Let us prove that if (Compl(Y,X) is closed in X) then (Y is open in X). Proof.
Suppose Compl(Y,X) is closed in X. Let us show that every element of Y is interior point of Y in X.
Proof. Let p be an element of Y. Thus p is not an element of Compl(Y,X).
Compl(Y,X) is closed in X. Hence p is not limit point of Compl(Y,X) in X. Take
a positive real number r such that (for every element q of Neigh(p,r,X) q is not an element of Compl(Y,X)).
Thus Neigh(p,r,X) is a subset of Y. Hence p is interior point of Y in X. End. Thus Y is open in X.
End.
qed.

Lemma. Let X be a metric space. Let Y be a subset of X. Compl(Y,X) is a subset of X.

Lemma. Let X be a metric space. Let Y be a subset of X. Compl(Compl(Y,X),X) = Y.

Corollary 2_23_b. Let X be a metric space. Let Y be a subset of X. Y is closed in X iff Compl(Y,X) is open in X.
Proof. (By 2_23) Compl(Y,X) is open in X iff Compl(Compl(Y,X),X) is closed in X. Compl(Compl(Y,X),X)=Y.
Thus Y is closed in X iff Compl(Y,X) is open in X.  qed.

#2_24 requires MyChap2.

Definition 2_26_a. Let X be a metric space. Let Y be a subset of X. lim(Y,X) = {p | (p is an element of X 
such that p is limit point of Y in X)}.

Definition 2_26_b. Let X be a metric space. Let Y be a subset of X. cl(Y,X) = {p | (p is an element of Y) 
or (p is an element of lim(Y,X))}.

Theorem 2_27_a. Let X be a metric space. Let Y be a subset of X. cl(Y,X) is closed in X.
Proof. Let us prove that Compl(cl(Y,X),X) is open in X. Let p be an element of Compl(cl(Y,X),X). 
Thus p is not an element of cl(Y,X). Thus p is not an element of Y
and p is not an element of lim(Y,X). Take a positive real number r such that (for every element q 
of Neigh(p,r,X) q is not an element of Y). Hence Neigh(p,r,X) is a subset of Compl(Y,X).
Let us prove that Neigh(p,r,X) is a subset of Compl(cl(Y,X),X). 
Let s be an element of Neigh(p,r,X). Assume s is an element of lim(Y,X). Take a positive real number
t such that Neigh(s,t,X) is a subset of Neigh(p,r,X). Then there exists an element c of X such that c is an element of
Y and c is an element of Neigh(p,r,X). Contradiction.

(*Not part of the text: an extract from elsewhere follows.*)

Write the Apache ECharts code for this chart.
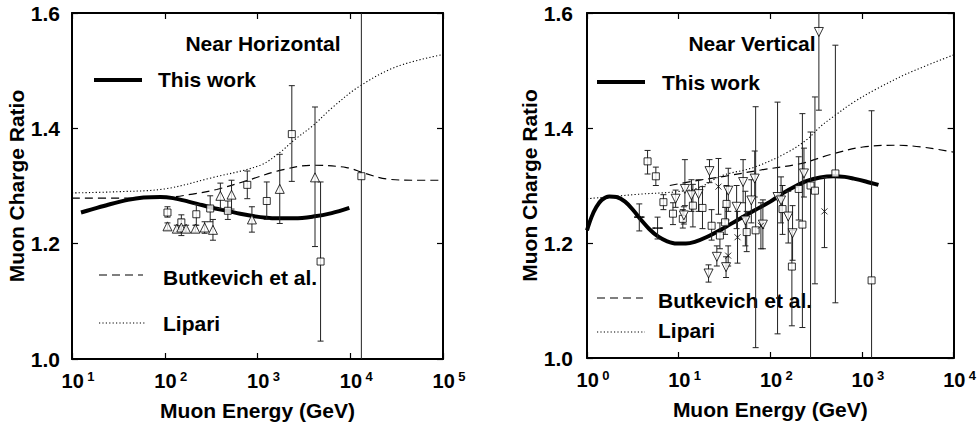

Hence Neigh(p,r,X) is a subset of Compl(cl(Y,X),X). End.
Hence p is interior point of Compl(cl(Y,X),X) in X.
End. cl(Y,X) is closed in X.
qed.

Theorem 2_27_b. Let X be a metric space. Let Y be a subset of X. Y = cl(Y,X) iff Y is closed in X.
Proof. Let us prove that if (Y=cl(Y,X)) then Y is closed in X. Proof. Suppose Y = cl(Y,X).
cl(Y,X) is closed in X. Thus Y is closed in X.
End.
Let us prove that if Y is closed in X then Y = cl(Y,X). Proof. Suppose Y is closed in X. Then lim(Y,X) 
is a subset of Y. Thus Y = cl(Y,X).
End.
qed.

Theorem 2_27_c. Let X be a metric space. Let Y be a subset of X. Let F be a subset of X such that 
(F is closed in X) and (Y is a subset of F). cl(Y,X) is a subset of F.
Proof. F is closed in X. Thus lim(F,X) is a subset of F. Y is a subset of F. Hence lim(Y,X) is a subset
of F. Thus cl(Y,X) is a subset of F. qed.

Definition. Let A and B be sets. A and B are disjoint iff (for every element x of A x is not an element
of A) and (for every element y of B y is not an element of A).

Lemma. Let X be a metric space. Let A be a subset of X. cl(A,X) is a set.

Definition 2_45_a. Let X be a metric space. Let A and B be subsets of X. A and B are separated in X iff
(cl(A,X) and B are disjoint) and (A and cl(B,X) are disjoint).

Definition 2_45_b. Let X be a metric space. Let E be a subset of X. E is connected in X iff for every subsets
A, B of E such that (A is nonempty) and (B is nonempty) and (A and B are separated in X) there exists
an element x of E such that (x is not an element of A) and (x is not an element of B).